◆ **DATASET SECTION**:

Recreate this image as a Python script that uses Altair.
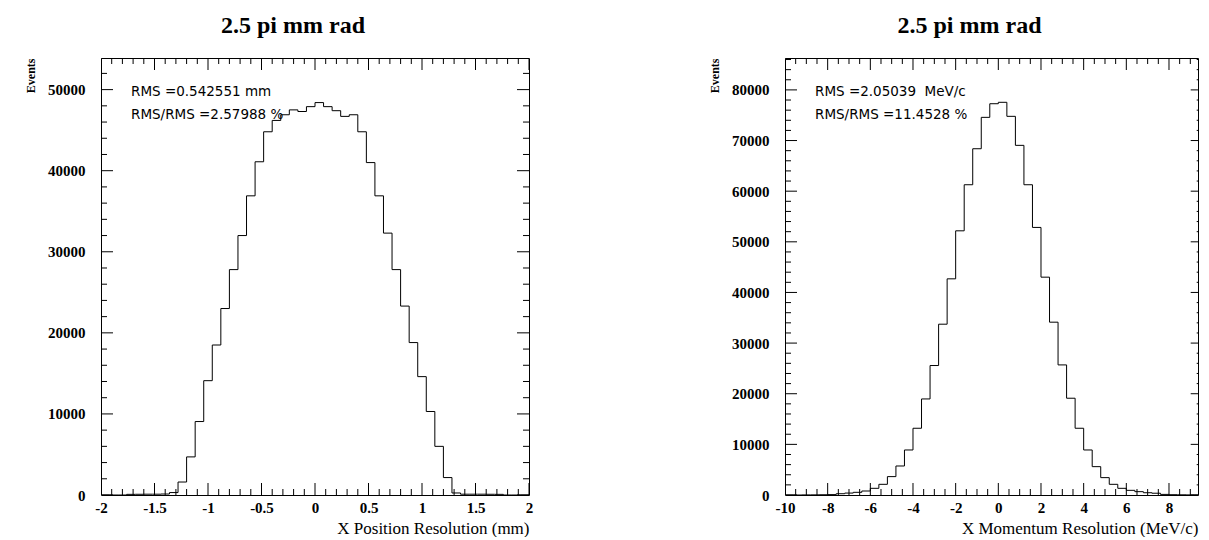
import altair as alt
import pandas as pd

# ---------------- data ----------------
# Left panel: X position resolution, 50 bins from -2 to 2 mm
pos_range = [-2.0, 2.0]
pos_view = [-2.0, 2.0]
pos_counts = [0, 0, 0, 80, 90, 100, 100, 120, 300, 1600,
              4700, 9060, 14100, 18500, 23000, 27800, 32000, 36900, 41100, 44800,
              46200, 46900, 47500, 47300, 47900, 48400, 47900, 47400, 46700, 46900,
              44800, 41000, 36900, 32300, 27800, 23300, 18800, 14600, 10300, 6000,
              2150, 250, 100, 100, 100, 90, 80, 0, 0, 0]
pos_ymax = 53900
pos_xlabels = [-2, -1.5, -1, -0.5, 0, 0.5, 1, 1.5, 2]
pos_xmajor = [-2, -1.5, -1, -0.5, 0, 0.5, 1, 1.5, 2]
pos_xminor = [-1.9, -1.8, -1.7, -1.6, -1.4, -1.3, -1.2, -1.1, -0.9, -0.8, -0.7, -0.6,
              -0.4, -0.3, -0.2, -0.1, 0.1, 0.2, 0.3, 0.4, 0.6, 0.7, 0.8, 0.9,
              1.1, 1.2, 1.3, 1.4, 1.6, 1.7, 1.8, 1.9]
pos_ymajor = [0, 10000, 20000, 30000, 40000, 50000]
pos_yminor = [2000, 4000, 6000, 8000, 12000, 14000, 16000, 18000, 22000, 24000,
              26000, 28000, 32000, 34000, 36000, 38000, 42000, 44000, 46000,
              48000, 52000]
pos_title_x = "X Position Resolution (mm)"
pos_notes = ["RMS =0.542551 mm", "RMS/RMS =2.57988 %"]

# Right panel: X momentum resolution, 50 bins from -10 to 10 MeV/c
# (the picture is cut by the window before x = 10)
mom_range = [-10.0, 10.0]
mom_view = [-10.0, 9.36]
mom_counts = [0, 0, 20, 30, 50, 80, 250, 380, 530, 790,
              1320, 2110, 3630, 5730, 8890, 13180, 18970, 25570, 33730, 42690,
              52170, 61270, 68380, 74580, 77270, 77550, 74780, 69050, 61270, 52840,
              43020, 34130, 25690, 19110, 13180, 8890, 5600, 3430, 2110, 1320,
              920, 660, 450, 350, 120, 60, 40, 20, 10, 0]
mom_ymax = 86300
mom_xlabels = [-10, -8, -6, -4, -2, 0, 2, 4, 6, 8]
mom_xmajor = [-10, -8, -6, -4, -2, 0, 2, 4, 6, 8]
mom_xminor = [-9.5, -9, -8.5, -7.5, -7, -6.5, -5.5, -5, -4.5, -3.5, -3, -2.5,
              -1.5, -1, -0.5, 0.5, 1, 1.5, 2.5, 3, 3.5, 4.5, 5, 5.5, 6.5, 7, 7.5,
              8.5, 9]
mom_ymajor = [0, 10000, 20000, 30000, 40000, 50000, 60000, 70000, 80000]
mom_yminor = [2000, 4000, 6000, 8000, 12000, 14000, 16000, 18000, 22000, 24000,
              26000, 28000, 32000, 34000, 36000, 38000, 42000, 44000, 46000, 48000,
              52000, 54000, 56000, 58000, 62000, 64000, 66000, 68000, 72000, 74000,
              76000, 78000, 82000, 84000, 86000]
mom_title_x = "X Momentum Resolution (MeV/c)"
mom_notes = ["RMS =2.05039\u00a0\u00a0MeV/c", "RMS/RMS =11.4528 %"]

panel_title = "2.5 pi mm rad"

SERIF = "Liberation Serif"
H = 437


def panel(rng, view, counts, ymax, xlab, xmaj, xmin, ymaj, ymin, xtitle, notes,
          W, edge_cut):
    n = len(counts)
    step = (rng[1] - rng[0]) / n
    edges = [rng[0] + i * step for i in range(n + 1)]
    df = pd.DataFrame({"x": edges, "n": counts + [counts[-1]]})
    xs = alt.Scale(domain=view, nice=False, zero=False, clamp=True)
    ys = alt.Scale(domain=[0, ymax], nice=False, zero=False)
    lab = dict(labelFont=SERIF, labelFontWeight="bold", labelFontSize=15,
               labelColor="black", labelExpr="'' + datum.value",
               labelFlush=False, labelOverlap=False, grid=False, domain=False,
               ticks=False, tickSize=0)
    hist = alt.Chart(df).mark_line(interpolate="step-after", color="black",
                                   strokeWidth=1, clip=True).encode(
        x=alt.X("x:Q", scale=xs, axis=alt.Axis(
            values=xlab, labelPadding=5, title=xtitle, titleFont=SERIF,
            titleFontSize=17, titleFontWeight="normal", titleColor="black",
            titleAlign="right", titleAnchor="end", titleX=W, titleY=38,
            titleBaseline="alphabetic", **lab)),
        y=alt.Y("n:Q", scale=ys, axis=alt.Axis(
            values=ymaj, labelPadding=16, title="Events", titleFont=SERIF,
            titleFontSize=12, titleFontWeight="bold", titleColor="black",
            titleAngle=270, titleAlign="right", titleBaseline="middle",
            titleX=-71, titleY=0, **lab)),
    )

    def xticks(vals, size):
        d = alt.Chart(pd.DataFrame({"t": vals}))
        bottom = d.mark_rule(color="black", strokeWidth=1, clip=True,
                             y2Offset=-size).encode(
            x=alt.X("t:Q", scale=xs, axis=None),
            y=alt.YDatum(0, scale=ys, axis=None),
            y2=alt.Y2Datum(0))
        top = d.mark_rule(color="black", strokeWidth=1, clip=True,
                          y2Offset=size).encode(
            x=alt.X("t:Q", scale=xs, axis=None),
            y=alt.YDatum(ymax, scale=ys, axis=None),
            y2=alt.Y2Datum(ymax))
        return [bottom, top]

    def yticks(vals, size):
        d = alt.Chart(pd.DataFrame({"t": vals}))
        left = d.mark_rule(color="black", strokeWidth=1, clip=True,
                           x2Offset=size).encode(
            y=alt.Y("t:Q", scale=ys, axis=None),
            x=alt.XDatum(view[0], scale=xs, axis=None),
            x2=alt.X2Datum(view[0]))
        right = d.mark_rule(color="black", strokeWidth=1, clip=True,
                            x2Offset=-(size - edge_cut)).encode(
            y=alt.Y("t:Q", scale=ys, axis=None),
            x=alt.XDatum(view[1], scale=xs, axis=None),
            x2=alt.X2Datum(view[1]))
        return [left, right]

    layers = [hist] + xticks(xmaj, 12) + xticks(xmin, 6) \
        + yticks(ymaj, 12) + yticks(ymin, 6)
    for i, t in enumerate(notes):
        layers.append(
            alt.Chart(pd.DataFrame({"t": [t]})).mark_text(
                align="left", baseline="middle", font="DejaVu Sans",
                fontSize=13.5, color="black").encode(
                x=alt.value(30), y=alt.value(34 + 22.5 * i), text="t:N"))
    return alt.layer(*layers).resolve_axis(
        x="independent", y="independent").properties(
        width=W, height=H,
        title=alt.TitleParams(panel_title, font=SERIF, fontSize=24,
                              fontWeight="bold", color="black",
                              anchor="middle", frame="group",
                              baseline="alphabetic", offset=1, dx=-22))


left = panel(pos_range, pos_view, pos_counts, pos_ymax, pos_xlabels, pos_xmajor,
             pos_xminor, pos_ymajor, pos_yminor, pos_title_x, pos_notes, 428, 0)
right = panel(mom_range, mom_view, mom_counts, mom_ymax, mom_xlabels, mom_xmajor,
              mom_xminor, mom_ymajor, mom_yminor, mom_title_x, mom_notes, 413, 4.7)

chart = alt.hconcat(left, right, spacing=256, bounds="flush").properties(
    padding={"left": 15, "top": 5, "right": 0, "bottom": 0},
    background="white",
).configure_view(stroke="black", strokeWidth=1)

chart.save("out.html", embed_options={"renderer": "svg", "actions": False})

◆ **OBJECTIVE**:
Repeat the material above word for word, please, apart from its images.

◆ **EXPECTED OUTPUT**:
Recreate this image as a Python script that uses Altair.
import altair as alt
import pandas as pd

# ---------------- data ----------------
# Left panel: X position resolution, 50 bins from -2 to 2 mm
pos_range = [-2.0, 2.0]
pos_view = [-2.0, 2.0]
pos_counts = [0, 0, 0, 80, 90, 100, 100, 120, 300, 1600,
              4700, 9060, 14100, 18500, 23000, 27800, 32000, 36900, 41100, 44800,
              46200, 46900, 47500, 47300, 47900, 48400, 47900, 47400, 46700, 46900,
              44800, 41000, 36900, 32300, 27800, 23300, 18800, 14600, 10300, 6000,
              2150, 250, 100, 100, 100, 90, 80, 0, 0, 0]
pos_ymax = 53900
pos_xlabels = [-2, -1.5, -1, -0.5, 0, 0.5, 1, 1.5, 2]
pos_xmajor = [-2, -1.5, -1, -0.5, 0, 0.5, 1, 1.5, 2]
pos_xminor = [-1.9, -1.8, -1.7, -1.6, -1.4, -1.3, -1.2, -1.1, -0.9, -0.8, -0.7, -0.6,
              -0.4, -0.3, -0.2, -0.1, 0.1, 0.2, 0.3, 0.4, 0.6, 0.7, 0.8, 0.9,
              1.1, 1.2, 1.3, 1.4, 1.6, 1.7, 1.8, 1.9]
pos_ymajor = [0, 10000, 20000, 30000, 40000, 50000]
pos_yminor = [2000, 4000, 6000, 8000, 12000, 14000, 16000, 18000, 22000, 24000,
              26000, 28000, 32000, 34000, 36000, 38000, 42000, 44000, 46000,
              48000, 52000]
pos_title_x = "X Position Resolution (mm)"
pos_notes = ["RMS =0.542551 mm", "RMS/RMS =2.57988 %"]

# Right panel: X momentum resolution, 50 bins from -10 to 10 MeV/c
# (the picture is cut by the window before x = 10)
mom_range = [-10.0, 10.0]
mom_view = [-10.0, 9.36]
mom_counts = [0, 0, 20, 30, 50, 80, 250, 380, 530, 790,
              1320, 2110, 3630, 5730, 8890, 13180, 18970, 25570, 33730, 42690,
              52170, 61270, 68380, 74580, 77270, 77550, 74780, 69050, 61270, 52840,
              43020, 34130, 25690, 19110, 13180, 8890, 5600, 3430, 2110, 1320,
              920, 660, 450, 350, 120, 60, 40, 20, 10, 0]
mom_ymax = 86300
mom_xlabels = [-10, -8, -6, -4, -2, 0, 2, 4, 6, 8]
mom_xmajor = [-10, -8, -6, -4, -2, 0, 2, 4, 6, 8]
mom_xminor = [-9.5, -9, -8.5, -7.5, -7, -6.5, -5.5, -5, -4.5, -3.5, -3, -2.5,
              -1.5, -1, -0.5, 0.5, 1, 1.5, 2.5, 3, 3.5, 4.5, 5, 5.5, 6.5, 7, 7.5,
              8.5, 9]
mom_ymajor = [0, 10000, 20000, 30000, 40000, 50000, 60000, 70000, 80000]
mom_yminor = [2000, 4000, 6000, 8000, 12000, 14000, 16000, 18000, 22000, 24000,
              26000, 28000, 32000, 34000, 36000, 38000, 42000, 44000, 46000, 48000,
              52000, 54000, 56000, 58000, 62000, 64000, 66000, 68000, 72000, 74000,
              76000, 78000, 82000, 84000, 86000]
mom_title_x = "X Momentum Resolution (MeV/c)"
mom_notes = ["RMS =2.05039\u00a0\u00a0MeV/c", "RMS/RMS =11.4528 %"]

panel_title = "2.5 pi mm rad"

SERIF = "Liberation Serif"
H = 437


def panel(rng, view, counts, ymax, xlab, xmaj, xmin, ymaj, ymin, xtitle, notes,
          W, edge_cut):
    n = len(counts)
    step = (rng[1] - rng[0]) / n
    edges = [rng[0] + i * step for i in range(n + 1)]
    df = pd.DataFrame({"x": edges, "n": counts + [counts[-1]]})
    xs = alt.Scale(domain=view, nice=False, zero=False, clamp=True)
    ys = alt.Scale(domain=[0, ymax], nice=False, zero=False)
    lab = dict(labelFont=SERIF, labelFontWeight="bold", labelFontSize=15,
               labelColor="black", labelExpr="'' + datum.value",
               labelFlush=False, labelOverlap=False, grid=False, domain=False,
               ticks=False, tickSize=0)
    hist = alt.Chart(df).mark_line(interpolate="step-after", color="black",
                                   strokeWidth=1, clip=True).encode(
        x=alt.X("x:Q", scale=xs, axis=alt.Axis(
            values=xlab, labelPadding=5, title=xtitle, titleFont=SERIF,
            titleFontSize=17, titleFontWeight="normal", titleColor="black",
            titleAlign="right", titleAnchor="end", titleX=W, titleY=38,
            titleBaseline="alphabetic", **lab)),
        y=alt.Y("n:Q", scale=ys, axis=alt.Axis(
            values=ymaj, labelPadding=16, title="Events", titleFont=SERIF,
            titleFontSize=12, titleFontWeight="bold", titleColor="black",
            titleAngle=270, titleAlign="right", titleBaseline="middle",
            titleX=-71, titleY=0, **lab)),
    )

    def xticks(vals, size):
        d = alt.Chart(pd.DataFrame({"t": vals}))
        bottom = d.mark_rule(color="black", strokeWidth=1, clip=True,
                             y2Offset=-size).encode(
            x=alt.X("t:Q", scale=xs, axis=None),
            y=alt.YDatum(0, scale=ys, axis=None),
            y2=alt.Y2Datum(0))
        top = d.mark_rule(color="black", strokeWidth=1, clip=True,
                          y2Offset=size).encode(
            x=alt.X("t:Q", scale=xs, axis=None),
            y=alt.YDatum(ymax, scale=ys, axis=None),
            y2=alt.Y2Datum(ymax))
        return [bottom, top]

    def yticks(vals, size):
        d = alt.Chart(pd.DataFrame({"t": vals}))
        left = d.mark_rule(color="black", strokeWidth=1, clip=True,
                           x2Offset=size).encode(
            y=alt.Y("t:Q", scale=ys, axis=None),
            x=alt.XDatum(view[0], scale=xs, axis=None),
            x2=alt.X2Datum(view[0]))
        right = d.mark_rule(color="black", strokeWidth=1, clip=True,
                            x2Offset=-(size - edge_cut)).encode(
            y=alt.Y("t:Q", scale=ys, axis=None),
            x=alt.XDatum(view[1], scale=xs, axis=None),
            x2=alt.X2Datum(view[1]))
        return [left, right]

    layers = [hist] + xticks(xmaj, 12) + xticks(xmin, 6) \
        + yticks(ymaj, 12) + yticks(ymin, 6)
    for i, t in enumerate(notes):
        layers.append(
            alt.Chart(pd.DataFrame({"t": [t]})).mark_text(
                align="left", baseline="middle", font="DejaVu Sans",
                fontSize=13.5, color="black").encode(
                x=alt.value(30), y=alt.value(34 + 22.5 * i), text="t:N"))
    return alt.layer(*layers).resolve_axis(
        x="independent", y="independent").properties(
        width=W, height=H,
        title=alt.TitleParams(panel_title, font=SERIF, fontSize=24,
                              fontWeight="bold", color="black",
                              anchor="middle", frame="group",
                              baseline="alphabetic", offset=1, dx=-22))


left = panel(pos_range, pos_view, pos_counts, pos_ymax, pos_xlabels, pos_xmajor,
             pos_xminor, pos_ymajor, pos_yminor, pos_title_x, pos_notes, 428, 0)
right = panel(mom_range, mom_view, mom_counts, mom_ymax, mom_xlabels, mom_xmajor,
              mom_xminor, mom_ymajor, mom_yminor, mom_title_x, mom_notes, 413, 4.7)

chart = alt.hconcat(left, right, spacing=256, bounds="flush").properties(
    padding={"left": 15, "top": 5, "right": 0, "bottom": 0},
    background="white",
).configure_view(stroke="black", strokeWidth=1)

chart.save("out.html", embed_options={"renderer": "svg", "actions": False})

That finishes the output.